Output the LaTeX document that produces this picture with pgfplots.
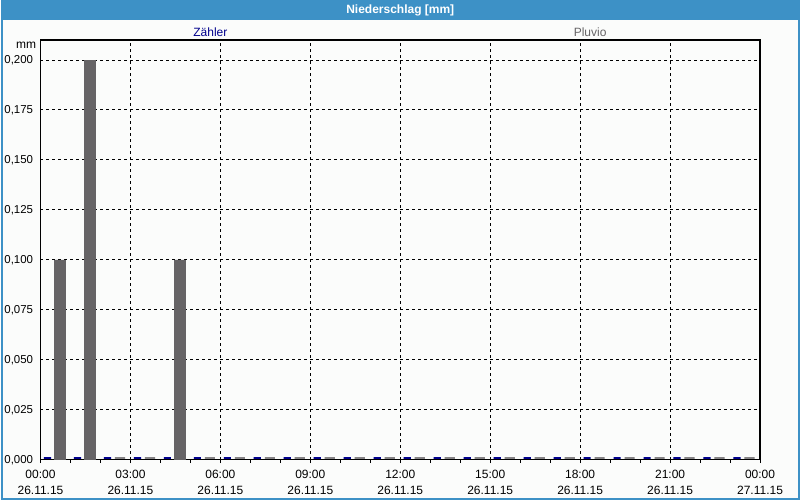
\documentclass[border=0pt]{standalone}
\usepackage{pgfplots}
\pgfplotsset{compat=1.18}
\usepackage{fontspec}
\setmainfont{Liberation Sans}
\definecolor{titlebar}{RGB}{61,145,198}
\definecolor{bgc}{RGB}{251,252,251}
\definecolor{zaehler}{RGB}{0,0,140}
\definecolor{pluvio}{RGB}{102,100,102}
\begin{document}
\begin{tikzpicture}
\fill[bgc] (0,0) rectangle (600pt,375pt);
\fill[titlebar] (0,360pt) rectangle (600pt,375pt);
\draw[titlebar,line width=1.5pt] (0.75pt,0.75pt) rectangle (599.25pt,374.25pt);
\node[text=white,font=\fontsize{9}{10}\selectfont\bfseries] at (300pt,367.5pt) {Niederschlag [mm]};
\node[text=zaehler,font=\fontsize{9}{10}\selectfont] at (157.5pt,351pt) {Zähler};
\node[text=pluvio,font=\fontsize{9}{10}\selectfont] at (442.5pt,351pt) {Pluvio};
\begin{axis}[
  at={(30pt,30pt)}, anchor=south west,
  scale only axis, width=540pt, height=315pt,
  xmin=0, xmax=24, ymin=0, ymax=0.21,
  xtick={0,3,...,24},
  xticklabels={{00:00\\26.11.15},{03:00\\26.11.15},{06:00\\26.11.15},{09:00\\26.11.15},{12:00\\26.11.15},{15:00\\26.11.15},{18:00\\26.11.15},{21:00\\26.11.15},{00:00\\27.11.15}},
  minor xtick={1,...,23},
  ytick={0,0.025,...,0.2001},
  xticklabel style={align=center, font=\fontsize{9}{12.5}\selectfont, yshift=-1.5pt},
  yticklabel style={font=\fontsize{8.6}{10}\selectfont, xshift=0.5pt},
  /pgf/number format/assume math mode=true,
  y tick label style={/pgf/number format/.cd, fixed, fixed zerofill, precision=3, use comma},
  scaled y ticks=false,
  tick align=outside,
  xtick pos=bottom,
  major tick length=2.5pt, minor tick length=2.5pt,
  ytick style={draw=none},
  xmajorgrids, ymajorgrids,
  major grid style={black, dash pattern=on 2.25pt off 2.25pt, line width=0.75pt},
  axis line style={black, line width=0.9pt},
  tick style={black, line width=0.75pt},
  clip=false,
]
\addplot[ybar, bar width=0.24, bar shift=0pt, fill=zaehler, draw=zaehler, line width=1.1pt, yshift=1.2pt] coordinates {
(0.233,0) (1.233,0) (2.233,0) (3.233,0) (4.233,0) (5.233,0) (6.233,0) (7.233,0) (8.233,0) (9.233,0) (10.233,0) (11.233,0)
(12.233,0) (13.233,0) (14.233,0) (15.233,0) (16.233,0) (17.233,0) (18.233,0) (19.233,0) (20.233,0) (21.233,0) (22.233,0) (23.233,0)};
\addplot[ybar, bar width=0.35, bar shift=0pt, fill=pluvio, draw=pluvio, line width=0.5pt] coordinates {
(0.65,0.1) (1.65,0.2) (4.65,0.1)};
\addplot[ybar, bar width=0.34, bar shift=0pt, fill=pluvio!80, draw=pluvio!80, line width=1.1pt, yshift=1.2pt] coordinates {
(2.65,0) (3.65,0) (5.65,0) (6.65,0) (7.65,0) (8.65,0) (9.65,0) (10.65,0) (11.65,0)
(12.65,0) (13.65,0) (14.65,0) (15.65,0) (16.65,0) (17.65,0) (18.65,0) (19.65,0) (20.65,0) (21.65,0) (22.65,0) (23.65,0)};
\node[anchor=north east, font=\fontsize{9}{10}\selectfont, inner sep=0pt] at ([xshift=-3pt,yshift=-1.5pt]rel axis cs:0,1) {mm};
\end{axis}
\end{tikzpicture}
\end{document}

------

◆ WORK TO COMPLETE
Restate the whole of the material word for word without the pictures.

◆ EXPECTED ANSWER
Output the LaTeX document that produces this picture with pgfplots.
\documentclass[border=0pt]{standalone}
\usepackage{pgfplots}
\pgfplotsset{compat=1.18}
\usepackage{fontspec}
\setmainfont{Liberation Sans}
\definecolor{titlebar}{RGB}{61,145,198}
\definecolor{bgc}{RGB}{251,252,251}
\definecolor{zaehler}{RGB}{0,0,140}
\definecolor{pluvio}{RGB}{102,100,102}
\begin{document}
\begin{tikzpicture}
\fill[bgc] (0,0) rectangle (600pt,375pt);
\fill[titlebar] (0,360pt) rectangle (600pt,375pt);
\draw[titlebar,line width=1.5pt] (0.75pt,0.75pt) rectangle (599.25pt,374.25pt);
\node[text=white,font=\fontsize{9}{10}\selectfont\bfseries] at (300pt,367.5pt) {Niederschlag [mm]};
\node[text=zaehler,font=\fontsize{9}{10}\selectfont] at (157.5pt,351pt) {Zähler};
\node[text=pluvio,font=\fontsize{9}{10}\selectfont] at (442.5pt,351pt) {Pluvio};
\begin{axis}[
  at={(30pt,30pt)}, anchor=south west,
  scale only axis, width=540pt, height=315pt,
  xmin=0, xmax=24, ymin=0, ymax=0.21,
  xtick={0,3,...,24},
  xticklabels={{00:00\\26.11.15},{03:00\\26.11.15},{06:00\\26.11.15},{09:00\\26.11.15},{12:00\\26.11.15},{15:00\\26.11.15},{18:00\\26.11.15},{21:00\\26.11.15},{00:00\\27.11.15}},
  minor xtick={1,...,23},
  ytick={0,0.025,...,0.2001},
  xticklabel style={align=center, font=\fontsize{9}{12.5}\selectfont, yshift=-1.5pt},
  yticklabel style={font=\fontsize{8.6}{10}\selectfont, xshift=0.5pt},
  /pgf/number format/assume math mode=true,
  y tick label style={/pgf/number format/.cd, fixed, fixed zerofill, precision=3, use comma},
  scaled y ticks=false,
  tick align=outside,
  xtick pos=bottom,
  major tick length=2.5pt, minor tick length=2.5pt,
  ytick style={draw=none},
  xmajorgrids, ymajorgrids,
  major grid style={black, dash pattern=on 2.25pt off 2.25pt, line width=0.75pt},
  axis line style={black, line width=0.9pt},
  tick style={black, line width=0.75pt},
  clip=false,
]
\addplot[ybar, bar width=0.24, bar shift=0pt, fill=zaehler, draw=zaehler, line width=1.1pt, yshift=1.2pt] coordinates {
(0.233,0) (1.233,0) (2.233,0) (3.233,0) (4.233,0) (5.233,0) (6.233,0) (7.233,0) (8.233,0) (9.233,0) (10.233,0) (11.233,0)
(12.233,0) (13.233,0) (14.233,0) (15.233,0) (16.233,0) (17.233,0) (18.233,0) (19.233,0) (20.233,0) (21.233,0) (22.233,0) (23.233,0)};
\addplot[ybar, bar width=0.35, bar shift=0pt, fill=pluvio, draw=pluvio, line width=0.5pt] coordinates {
(0.65,0.1) (1.65,0.2) (4.65,0.1)};
\addplot[ybar, bar width=0.34, bar shift=0pt, fill=pluvio!80, draw=pluvio!80, line width=1.1pt, yshift=1.2pt] coordinates {
(2.65,0) (3.65,0) (5.65,0) (6.65,0) (7.65,0) (8.65,0) (9.65,0) (10.65,0) (11.65,0)
(12.65,0) (13.65,0) (14.65,0) (15.65,0) (16.65,0) (17.65,0) (18.65,0) (19.65,0) (20.65,0) (21.65,0) (22.65,0) (23.65,0)};
\node[anchor=north east, font=\fontsize{9}{10}\selectfont, inner sep=0pt] at ([xshift=-3pt,yshift=-1.5pt]rel axis cs:0,1) {mm};
\end{axis}
\end{tikzpicture}
\end{document}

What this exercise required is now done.